In my mind, a lot of awful films have scored high on rottentomatoes and placed in IMDB's top 250. Popularity doesn't mean greatness, one look at the billboard charts will tell you that. Saying Nolan's somehow better than everyone except for Kubrick is more than a bit of a stretch, as the guy wouldn't even come close to cracking a top 100 of directors in terms of greatness, influence and importance. Much of American film is made to be as digestible as possible, and Nolan isn't too different save for his use of embedded stories which only make the story harder to grasp in the first 15 minutes or so.
But since this thread seems to be about TDKR, I'll offer my thoughts on it. I think it's a sloppy film. Not a horribly bad one, but one with genuine storytelling problems and simply adequate visual storytelling. The fact that there are so many hotly debated plot points/holes really says something about the quality of the writing (not that it's complex, but rather not thought out, or cut down due to time constraints). There are moments I like, like Batman and Bane's first showdown (let's face it, Nolan's his best at his most subjective), but there are just too many problems. Also, any movie that uses a literal bus-load of orphans for emotional manipulation has to have some problems in the writing room.
I think we just fundamentally disagree on the importance of IMDB's top 250. They've never explained what a 'regular voter' is, and even then, the list tends to lean towards popularity and crowd pleasing over cinematic greatness. Look at how high fillms with questionable morals and little cinematic innovation place high simply because they pass through the 'feel-good' motions, like Life is Beautiful or Forrest Gump. Both the IMDB top 250 and Rottentomatoes are mainly founded upon the fallacy of popularity. Some of the critics on RT are scholars, or carry authority in the field of film, but several are simply grassroots movie bloggers. For the most part, both sites are influenced by people who watch movies but may or may not be informed in the field.

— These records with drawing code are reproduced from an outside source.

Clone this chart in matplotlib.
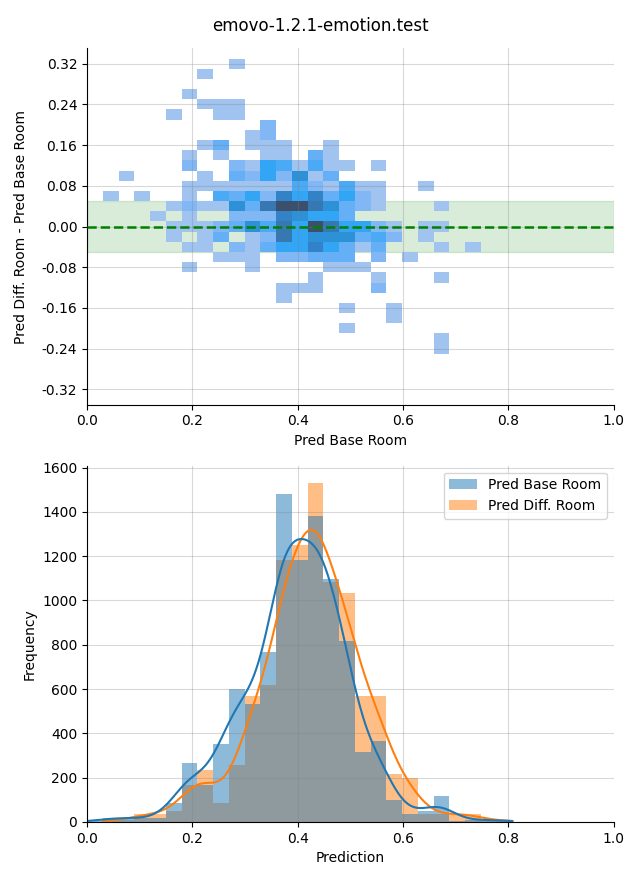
"""
Rebuild the emovo room-shift figure: 2D histogram of prediction shift on top,
overlaid prediction histograms with KDE below. Writes out.png.
"""

from __future__ import annotations

from typing import List, Tuple

import matplotlib

matplotlib.use("Agg")
import matplotlib.pyplot as plt
import numpy as np
from matplotlib.colors import LinearSegmentedColormap, Normalize

TITLE = "emovo-1.2.1-emotion.test"
BASE_LABEL = "Pred Base Room"
DIFF_LABEL = "Pred Diff. Room"

# shared x bins (27 bins from 0.0)
X_BIN_START = 0.0
X_BIN_WIDTH = 0.0299
# y bins of the 2D histogram, from the top edge downwards
Y_BIN_TOP = 0.330
Y_BIN_HEIGHT = 0.0200

# bar heights per x bin
BASE_COUNTS = [5, 18, 18, 17, 17, 87, 267, 167, 353, 601, 533, 768, 1482, 1184,
               1383, 1098, 818, 317, 366, 99, 36, 50, 117, 5, 10, 8, 8]
DIFF_COUNTS = [0, 8, 8, 36, 36, 51, 167, 235, 87, 255, 569, 619, 1184, 1252,
               1532, 1085, 1035, 569, 569, 217, 197, 36, 36, 36, 36, 5, 8]

# 2D histogram cells, one string per y bin from top to bottom,
# one char per x bin: '.' empty, 1..9 relative density
DENSITY_ROWS = [
    ".........1.................",
    ".......1...................",
    "...........................",
    "......1....................",
    ".......111.................",
    ".....1..11.................",
    "...........2...............",
    "..........12...............",
    ".......13.111..1...........",
    "......1.1..11.31...........",
    "......2..21541411.1........",
    "..1....1.3252613...........",
    "......1111111421411..1.....",
    ".1.1..1.43527573521........",
    ".....12116389986321...1....",
    "....1.1..22276553..........",
    ".....111236485985521.11....",
    ".....1.13.1285666342.1.....",
    "......11.2135575313...1.1..",
    "........111.22333.2.1......",
    "......1...1....111.........",
    "..............1...1...1....",
    "............111...2........",
    "............1..............",
    "................1..1.......",
    "...................1.......",
    "................1..........",
    "......................1....",
    "......................1....",
]

# colour ramp for the density cells (light -> saturated -> dark)
DENSITY_COLORS = ["#b3d0f3", "#a0c3f0", "#80b7f5", "#64aff5", "#4baaf5",
                  "#32a5f5", "#2d91d7", "#3282c8", "#3778b4", "#3c506e"]

BLUE = "#1f77b4"
ORANGE = "#ff7f0e"


def x_edges(n_bins: int) -> np.ndarray:
    return X_BIN_START + X_BIN_WIDTH * np.arange(n_bins + 1)


def density_grid(rows: List[str]) -> Tuple[np.ndarray, np.ndarray, np.ma.MaskedArray]:
    """Turn the row strings into edges + masked count grid (bottom row first)."""
    grid = np.array([[0 if c == "." else int(c) for c in row] for row in rows], dtype=float)
    grid = grid[::-1]
    n_y, n_x = grid.shape
    xe = x_edges(n_x)
    ye = Y_BIN_TOP - Y_BIN_HEIGHT * np.arange(n_y + 1)
    ye = ye[::-1]
    return xe, ye, np.ma.masked_equal(grid, 0)


def kde_line(edges: np.ndarray, counts: np.ndarray, adjust: float = 1.0):
    """Gaussian KDE on binned counts, scaled to histogram counts (cut at data range)."""
    centers = (edges[:-1] + edges[1:]) / 2
    n = counts.sum()
    mean = (counts * centers).sum() / n
    std = np.sqrt((counts * (centers - mean) ** 2).sum() / n + X_BIN_WIDTH ** 2 / 12)
    bw = std * n ** (-1 / 5) * adjust
    nz = np.nonzero(counts)[0]
    xs = np.linspace(edges[nz[0]], edges[nz[-1] + 1], 400)
    kern = np.exp(-0.5 * ((xs[:, None] - centers[None, :]) / bw) ** 2)
    dens = (kern * counts[None, :]).sum(axis=1) / (n * bw * np.sqrt(2 * np.pi))
    return xs, dens * n * X_BIN_WIDTH


def style_axes(ax) -> None:
    ax.spines["top"].set_visible(False)
    ax.spines["right"].set_visible(False)
    ax.grid(True, color="gray", alpha=0.3, linewidth=0.8)


def plot_shift(ax) -> None:
    xe, ye, grid = density_grid(DENSITY_ROWS)
    cmap = LinearSegmentedColormap.from_list("dens", DENSITY_COLORS)
    ax.axhspan(-0.05, 0.05, color="green", alpha=0.15, zorder=0)
    ax.pcolormesh(xe, ye, grid, cmap=cmap, norm=Normalize(0, 9), zorder=1)
    ax.axhline(0, color="green", linestyle="--", linewidth=1.8, zorder=3)
    ax.set_xlim(0, 1)
    ax.set_ylim(-0.35, 0.35)
    ticks = np.arange(-0.32, 0.33, 0.08)
    ax.set_yticks(ticks)
    ax.set_yticklabels([f"{v:.2f}" for v in ticks])
    ax.set_xlabel(BASE_LABEL)
    ax.set_ylabel(f"{DIFF_LABEL} - {BASE_LABEL}", labelpad=10)
    style_axes(ax)


def plot_hist(ax) -> None:
    base = np.array(BASE_COUNTS, dtype=float)
    diff = np.array(DIFF_COUNTS, dtype=float)
    edges = x_edges(len(base))

    # blue is layered over orange, like seaborn's hue order
    ax.bar(edges[:-1], diff, width=X_BIN_WIDTH, align="edge", color=ORANGE,
           alpha=0.5, linewidth=0, label=DIFF_LABEL, zorder=1)
    ax.bar(edges[:-1], base, width=X_BIN_WIDTH, align="edge", color=BLUE,
           alpha=0.5, linewidth=0, label=BASE_LABEL, zorder=1)

    xs, ys = kde_line(edges, diff, adjust=1.8)
    ax.plot(xs, ys, color=ORANGE, linewidth=1.5, zorder=2)
    xs, ys = kde_line(edges, base, adjust=1.8)
    ax.plot(xs, ys, color=BLUE, linewidth=1.5, zorder=2)

    handles, labels = ax.get_legend_handles_labels()
    ax.legend(handles[::-1], labels[::-1], loc="upper right")
    ax.set_xlim(0, 1)
    ax.set_ylim(0, max(base.max(), diff.max()) * 1.05)
    ax.set_yticks(np.arange(0, 1601, 200))
    ax.set_xlabel("Prediction")
    ax.set_ylabel("Frequency")
    style_axes(ax)


def main() -> None:
    fig, (ax_top, ax_bot) = plt.subplots(2, 1, figsize=(6.4, 8.8), dpi=100)
    fig.subplots_adjust(left=0.136, right=0.959, top=0.945, bottom=0.066, hspace=0.171)
    fig.suptitle(TITLE, fontsize=12, y=0.981)
    plot_shift(ax_top)
    plot_hist(ax_bot)
    fig.savefig("out.png", dpi=100)
    plt.close(fig)


if __name__ == "__main__":
    main()
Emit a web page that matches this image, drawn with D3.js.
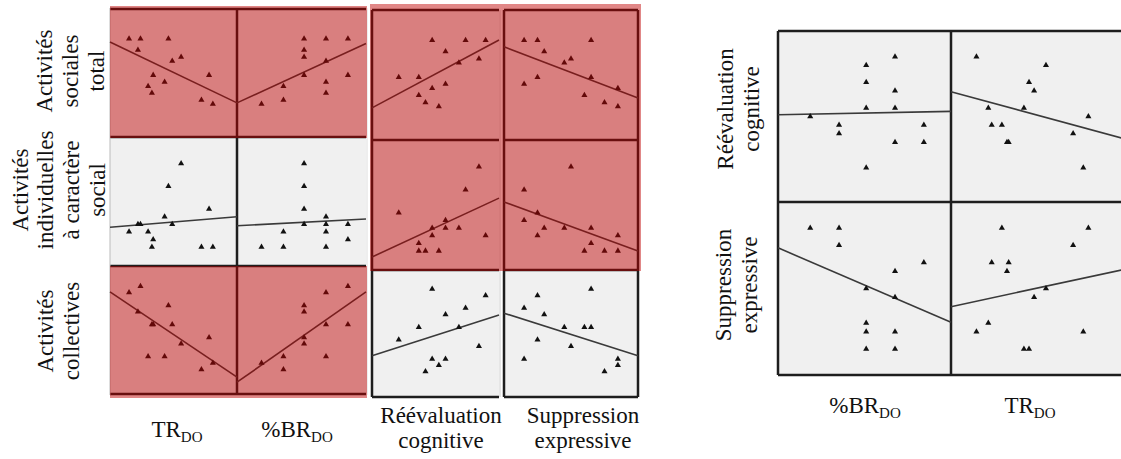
<!DOCTYPE html>
<html>
<head>
<meta charset="utf-8">
<script src="https://cdn.jsdelivr.net/npm/d3@7"></script>
<style>
  body { margin: 0; background: #fff; }
  text { font-family: "Liberation Serif", "Times New Roman", serif; font-size: 23px; fill: #111; }
</style>
</head>
<body>
<script>
// ---- data (x = column variable, y = row variable) ----
// left matrix, row "Activités sociales total"
var socTR = [[1.5,27.6],[2.4,27.6],[2.2,24.5],[4.6,27.6],[4.9,21.4],[5.6,22.5],[3.4,17.4],[4.3,15.5],[3.0,14.3],[3.3,12.4],[7.8,17.4],[7.2,10.4],[8.1,9.3]];
var socBR = [[52,27.6],[69,27.6],[86,27.6],[52,24.5],[52,22.5],[69,21.4],[52,17.4],[86,17.4],[36,14.3],[69,15.5],[69,12.4],[36,10.4],[19,9.3]];
var socRC = [[25,27.6],[30,27.6],[33,27.6],[27,24.5],[29,21.4],[32,22.5],[20,17.4],[23,17.4],[25,14.3],[27,15.5],[23,12.4],[24,10.4],[26,9.3]];
var socSE = [[8,27.6],[10,27.6],[18,27.6],[11,24.5],[14,21.4],[15,22.5],[18,17.4],[10,17.4],[8,15.5],[22,14.3],[17,12.4],[20,10.4],[22,9.3]];
// row "Activités individuelles à caractère social"
var indTR = [[5.6,13],[4.6,10],[7.8,7],[4.3,6],[2.4,5],[2.2,5],[4.9,5],[1.5,4],[3.0,4],[3.4,3],[3.3,2],[7.2,2],[8.1,2]];
var indBR = [[52,13],[52,10],[52,7],[52,5],[69,6],[69,5],[86,5],[36,4],[69,4],[86,3],[19,2],[36,2],[69,2]];
var indRC = [[32,13],[30,10],[20,7],[27,6],[25,5],[27,5],[29,5],[25,4],[33,4],[23,3],[23,2],[24,2],[26,2]];
var indSE = [[15,13],[8,10],[10,7],[8,6],[11,5],[14,5],[18,5],[10,4],[18,3],[22,4],[17,2],[20,2],[22,2]];
// row "Activités collectives"
var colTR = [[1.5,16],[2.4,17],[2.2,13],[4.6,14],[3.3,11],[3.4,11],[4.9,11],[5.6,8],[7.8,9],[3.0,6],[4.3,6],[7.2,4],[8.1,5]];
var colBR = [[86,17],[69,16],[52,14],[52,13],[69,11],[86,11],[52,9],[52,8],[36,6],[69,6],[19,5],[36,4]];
var colRC = [[25,17],[33,16],[30,14],[27,13],[23,11],[29,11],[20,9],[32,8],[25,6],[27,6],[26,5],[24,4]];
var colSE = [[18,17],[10,16],[8,14],[11,13],[14,11],[17,11],[18,11],[10,9],[15,8],[8,6],[22,6],[22,5],[20,4]];
// right matrix
var rcBR = [[69,33],[52,32],[52,30],[69,29],[52,27],[69,27],[19,26],[36,25],[36,24],[86,25],[69,23],[86,23],[52,20]];
var rcTR = [[1.5,33],[5.6,32],[4.6,30],[4.9,29],[2.2,27],[4.3,27],[8.1,26],[2.4,25],[3.0,25],[3.3,23],[3.4,23],[7.2,24],[7.8,20]];
var seBR = [[19,22],[36,22],[36,20],[86,18],[69,17],[52,15],[69,14],[52,11],[52,10],[69,10],[52,8],[69,8]];
var seTR = [[3.0,22],[8.1,22],[7.2,20],[2.4,18],[3.4,18],[3.3,17],[5.6,15],[4.9,14],[2.2,11],[1.5,10],[7.8,10],[4.3,8],[4.6,8]];

// fit lines: [y at start of x domain, y at end of x domain], columns TR, BR, RC, SE
var fitSoc = [[26.7,9.6],[9.6,26.3],[8.9,27.7],[25.8,11.6]];
var fitInd = [[4.6,6.0],[4.8,5.7],[1.2,8.9],[8.4,2.0]];
var fitCol = [[16.1,2.8],[2.0,16.1],[6.5,12.9],[13.2,6.5]];
var fitRight = [[26.2,26.6],[28.9,23.4],[19.7,11.1],[12.9,17.2]]; // rcBR, rcTR, seBR, seTR

var width = 1121, height = 459;

var svg = d3.select("body").append("svg")
  .attr("width", width)
  .attr("height", height);

// ---- scales ----
var xTR = d3.scaleLinear().domain([0, 10]).range([110, 237]);
var xBR = d3.scaleLinear().domain([0, 100]).range([237, 366]);
var xRC = d3.scaleLinear().domain([16, 35]).range([372, 499]);
var xSE = d3.scaleLinear().domain([5, 25]).range([504, 638]);

var ySocA = d3.scaleLinear().domain([0, 36]).range([137, 9]);
var yIndA = d3.scaleLinear().domain([-0.5, 16.5]).range([266, 137]);
var yColA = d3.scaleLinear().domain([0, 20]).range([395, 267]);
var ySocB = d3.scaleLinear().domain([0, 36]).range([140, 10]);
var yIndB = d3.scaleLinear().domain([-0.5, 16.5]).range([270, 140]);
var yColB = d3.scaleLinear().domain([0, 20]).range([397, 270]);

var xBR2 = d3.scaleLinear().domain([0, 102]).range([778, 951]);
var xTR2 = d3.scaleLinear().domain([0, 10.2]).range([951, 1124]);
var yRC2 = d3.scaleLinear().domain([16, 36]).range([202, 31]);
var ySE2 = d3.scaleLinear().domain([5, 25]).range([375, 202]);

var panels = [
  { pts: socTR, fit: fitSoc[0], x: xTR, y: ySocA },
  { pts: socBR, fit: fitSoc[1], x: xBR, y: ySocA },
  { pts: socRC, fit: fitSoc[2], x: xRC, y: ySocB },
  { pts: socSE, fit: fitSoc[3], x: xSE, y: ySocB },
  { pts: indTR, fit: fitInd[0], x: xTR, y: yIndA },
  { pts: indBR, fit: fitInd[1], x: xBR, y: yIndA },
  { pts: indRC, fit: fitInd[2], x: xRC, y: yIndB },
  { pts: indSE, fit: fitInd[3], x: xSE, y: yIndB },
  { pts: colTR, fit: fitCol[0], x: xTR, y: yColA },
  { pts: colBR, fit: fitCol[1], x: xBR, y: yColA },
  { pts: colRC, fit: fitCol[2], x: xRC, y: yColB },
  { pts: colSE, fit: fitCol[3], x: xSE, y: yColB },
  { pts: rcBR, fit: fitRight[0], x: xBR2, y: yRC2 },
  { pts: rcTR, fit: fitRight[1], x: xTR2, y: yRC2 },
  { pts: seBR, fit: fitRight[2], x: xBR2, y: ySE2 },
  { pts: seTR, fit: fitRight[3], x: xTR2, y: ySE2 }
];

// panel backgrounds
svg.selectAll(".bg")
  .data(panels)
  .enter().append("rect")
  .attr("class", "bg")
  .attr("x", function(d) { return d.x.range()[0]; })
  .attr("y", function(d) { return d.y.range()[1]; })
  .attr("width", function(d) { return d.x.range()[1] - d.x.range()[0]; })
  .attr("height", function(d) { return d.y.range()[0] - d.y.range()[1]; })
  .style("fill", "#f0f0f0");

// frame lines
var frame = svg.append("g").style("stroke", "#1e1e1e").style("stroke-width", 2.5);
function hline(x1, x2, y) { frame.append("line").attr("x1", x1).attr("x2", x2).attr("y1", y).attr("y2", y); }
function vline(x, y1, y2) { frame.append("line").attr("x1", x).attr("x2", x).attr("y1", y1).attr("y2", y2); }

[ySocA.range()[1], ySocA.range()[0], yIndA.range()[0], yColA.range()[0] - 1].forEach(function(y) { hline(110, 366, y); });
vline(xTR.range()[1], ySocA.range()[1], yColA.range()[0]);
[ySocB.range()[1], ySocB.range()[0], yIndB.range()[0], yColB.range()[0]].forEach(function(y) {
  hline(372, 499, y);
  hline(504, 638, y);
});
[372, 504, 638].forEach(function(x) { vline(x, ySocB.range()[1], yColB.range()[0]); });
[yRC2.range()[1], yRC2.range()[0], ySE2.range()[0]].forEach(function(y) { hline(778, 1124, y); });
[778, 951].forEach(function(x) { vline(x, yRC2.range()[1], ySE2.range()[0]); });

// light outer edges
svg.append("line").attr("x1", 110).attr("x2", 110).attr("y1", 8).attr("y2", 395).style("stroke", "#bbb");
svg.append("line").attr("x1", 367).attr("x2", 367).attr("y1", 8).attr("y2", 395).style("stroke", "#ddd");
svg.append("line").attr("x1", 500).attr("x2", 500).attr("y1", 10).attr("y2", 397).style("stroke", "#ccc");

// fit lines
svg.selectAll(".fit")
  .data(panels)
  .enter().append("line")
  .attr("class", "fit")
  .attr("x1", function(d) { return d.x.range()[0]; })
  .attr("x2", function(d) { return d.x.range()[1]; })
  .attr("y1", function(d) { return d.y(d.fit[0]); })
  .attr("y2", function(d) { return d.y(d.fit[1]); })
  .style("stroke", "#3a3a3a")
  .style("stroke-width", 1.6);

// points
var tri = d3.symbol().type(d3.symbolTriangle).size(16);
panels.forEach(function(p) {
  svg.append("g").selectAll("path")
    .data(p.pts)
    .enter().append("path")
    .attr("d", tri)
    .attr("transform", function(d) { return "translate(" + p.x(d[0]) + "," + p.y(d[1]) + ")"; })
    .style("fill", "#111");
});

// red highlight overlays (significant cells)
var overlays = [
  [110, 6, 257, 132],
  [110, 266, 257, 132],
  [370, 4, 271, 267]
];
svg.selectAll(".hl")
  .data(overlays)
  .enter().append("rect")
  .attr("class", "hl")
  .attr("x", function(d) { return d[0]; })
  .attr("y", function(d) { return d[1]; })
  .attr("width", function(d) { return d[2]; })
  .attr("height", function(d) { return d[3]; })
  .style("fill", "rgb(192,0,0)")
  .style("opacity", 0.47);

// ---- labels ----
function rowLabel(lines, cy, baselines) {
  var g = svg.append("g").attr("transform", "translate(0," + cy + ") rotate(-90)");
  lines.forEach(function(t, i) {
    g.append("text").attr("x", 0).attr("y", baselines[i]).attr("text-anchor", "middle").text(t);
  });
}
rowLabel(["Activités", "sociales", "total"], 71, [52, 78, 104]);
rowLabel(["Activités", "individuelles", "à caractère", "social"], 190, [28, 53, 79, 105]);
rowLabel(["Activités", "collectives"], 331, [53, 79]);
rowLabel(["Réévaluation", "cognitive"], 109, [733, 759]);
rowLabel(["Suppression", "expressive"], 285, [731, 757]);

function subLabel(main, sub, x, y) {
  var t = svg.append("text").attr("x", x).attr("y", y).attr("text-anchor", "middle");
  t.append("tspan").text(main);
  t.append("tspan").attr("dy", 5).style("font-size", "15px").text(sub);
}
subLabel("TR", "DO", 177, 437);
subLabel("%BR", "DO", 297, 437);
subLabel("%BR", "DO", 865, 413);
subLabel("TR", "DO", 1030, 413);

function colLabel(lines, x, y) {
  lines.forEach(function(t, i) {
    svg.append("text").attr("x", x).attr("y", y + i * 25).attr("text-anchor", "middle").text(t);
  });
}
colLabel(["Réévaluation", "cognitive"], 441, 423);
colLabel(["Suppression", "expressive"], 583, 423);
</script>
</body>
</html>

I really like this list: http://theyshootpictures.com/gf1000_all1000films_table.php
It's based off several polls from scholars, filmmakers and industry professionals, and I think works as a much better guideline of greatness in film.
And because you dared me ;) :
Alfred Hitchcock, Ingmar Bergman, Martin Scorsese, Luis Bunuel, Jean Renoir, John Ford, Orson Welles, Billy Wilder, Fritz Lang, Andrei Tarkovsky, Howard Hawks, Robert Bresson, Michelangelo Antonioni, Federico Fellini, Buster Keaton, Charlie Chaplin, Yasujiro Ozu, Woody Allen, Robert Altman, Werner Herzog, David Lynch, Akira Kurosawa, Roman Polanski, Steven Spielberg, John Huston, Sergei Eisenstein, The Coen Brothers, Ernst Lubitsch, Carl Theodor Dreyer, Alain Resnais, Sidney Lumet, Rainer Werner Fassbinder, John Cassavetes, Clint Eastwood, Roberto Rossellini, Abbas Kiarostami, Michael Powell, Preston Sturges, Pier Paolo Pasolini, F.W. Murnau, Frank Borzage, Stanley Donen, Vincente Minnelli, Francis Ford Coppola, Vittorio De Sica, Nicholas Ray, Luchino Visconti, John Carpenter, Satyajit Ray, Sam Peckinpah, Anthony Mann, David Cronenberg, Hal Ashby, Steven Soderbergh, Josef Von Sternberg, Wim Wenders, Elia Kazan, Douglas Sirk, Milos Forman, Shohei Imamura, Nagisa Oshima, Mike Leigh, Roy Andersson, Errol Morris, Eric Rohmer, Jacques Rivette, Jean-Luc Godard, Jean-Pierre Melville, Max Ophuls, King Vidor, Richard Linklater, Claude Chabrol, John Frankenheimer, Rene Clair, Jean Painleve, Agnes Varda, Chantal Akerman, Paul Thomas Anderson, Claire Denis, Olivier Assayas, Tsai Ming-Liang, Hou Hsaio Hsien, Edward Yang, Andrzej Wajda, Krzsyztof Kieslowski, Michael Mann, Bud Boetticher, Jacques Tourneur, Arthur Penn, Theo Angelopoulos, Peter Greenaway, Joseph Losey, Manoel de Oliveira, Raoul Walsh, Louis Feuillade, Stanley Kubrick, William Wyler, Maurice Pialat, Bernardo Bertolucci, Louis Malle, Miklos Jancso, David Lean, Kenji Mizoguchi, Francois Truffaut, Robert Wise, Hayao Miyazaki, Yuri Norstein... etc.
Nolan is still an important director to be sure, we wouldn't be talking about him if he wasn't, but I, and just about everyone I know in person don't see him as much more than a serviceable genre filmmaker.
It was just off the top of my head, not meant to be the be all end all. But Kobayashi's pretty good. Never was a fan of The Human Condition, but Harakiri is a wonderful film.